What about the iPod and the xBox and the Wii and the PS3 and the mobile phone and the... ?
28th February 2010, 06:40 PM #27
There's quite a few NC carrier pilots who learned that the hard way.
Originally Posted by sonofsanta
Wonder if goons still hold the station where all my stuff is.
28th February 2010, 08:07 PM #28
I would agree that it is the social interaction that makes this game such a large no-no for primary kids - or frankly for use in any school.
You can turn the profanity filter on, but you are still going to get some retard sounding off in Trade or General chat, trying to cause a fuss. Yes, you can turn that channel off, but it isn't hard to turn it back on again.
Could you imagine taking 20 Yr 5s into Barrens chat? Horrifying!
Purely as a thought experiment LOTRO would be a far better option - far maturer community, the the Tolkein world is far more "child" friendly, especially at the first 10 levels.

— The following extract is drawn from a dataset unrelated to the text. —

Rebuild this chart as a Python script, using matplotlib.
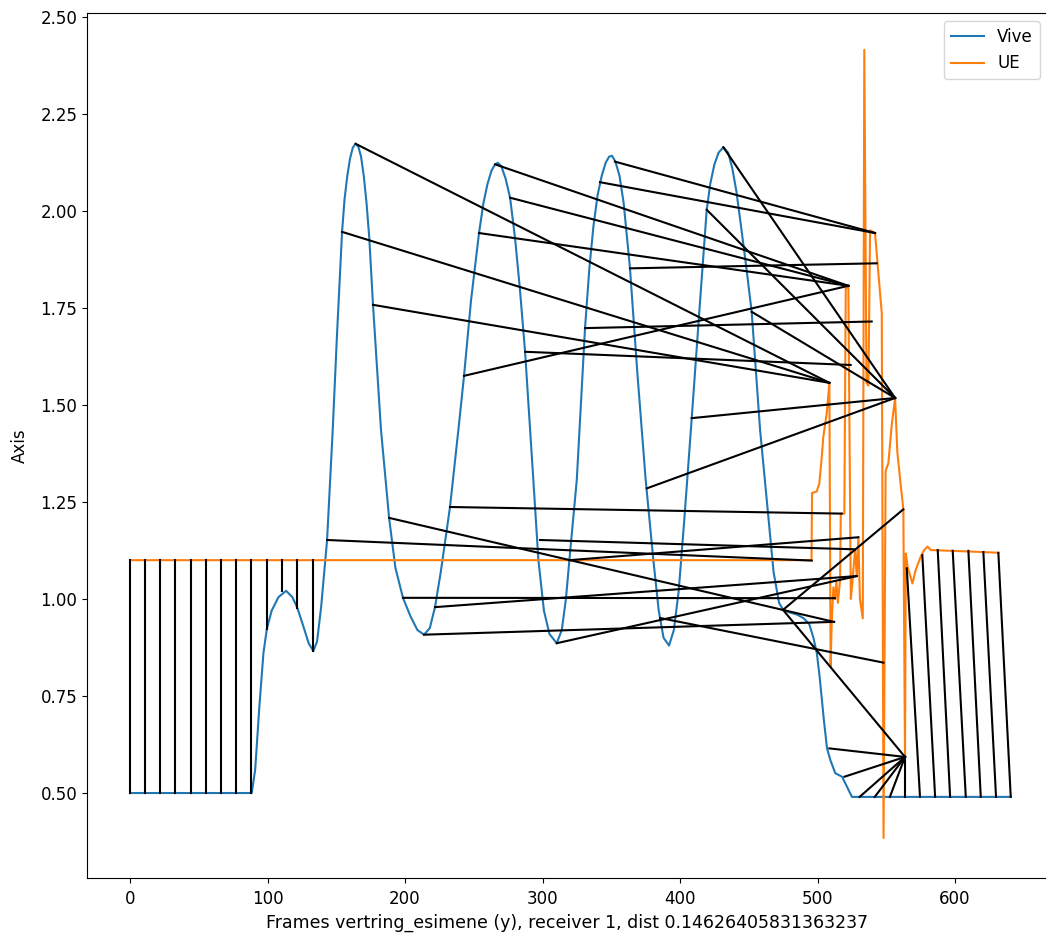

28th February 2010, 08:32 PM #29
- Rep Power
Can you imagine some of them being invited into a pug (pick up group) in any dungeon and having them ripped to shreds because they didnt know what they were doing? Wow is a great game, once you get into it a lot you start looking into spreadsheets to maximise your dps and make you a more effective player but it is so very very addictive, I certainly wouldnt drag anybody into it even though I really love playing it myself, I'm more of a social player though, lots of alts and no time to raid....
I've said too much, i'm revealed as a geek and a wow addict aghhghghg.
28th February 2010, 09:23 PM #30
Don't be embarrassed Crowmanuk... it's handy having a forum of people where some will know things like this in detail. Count your gaming as research to help others!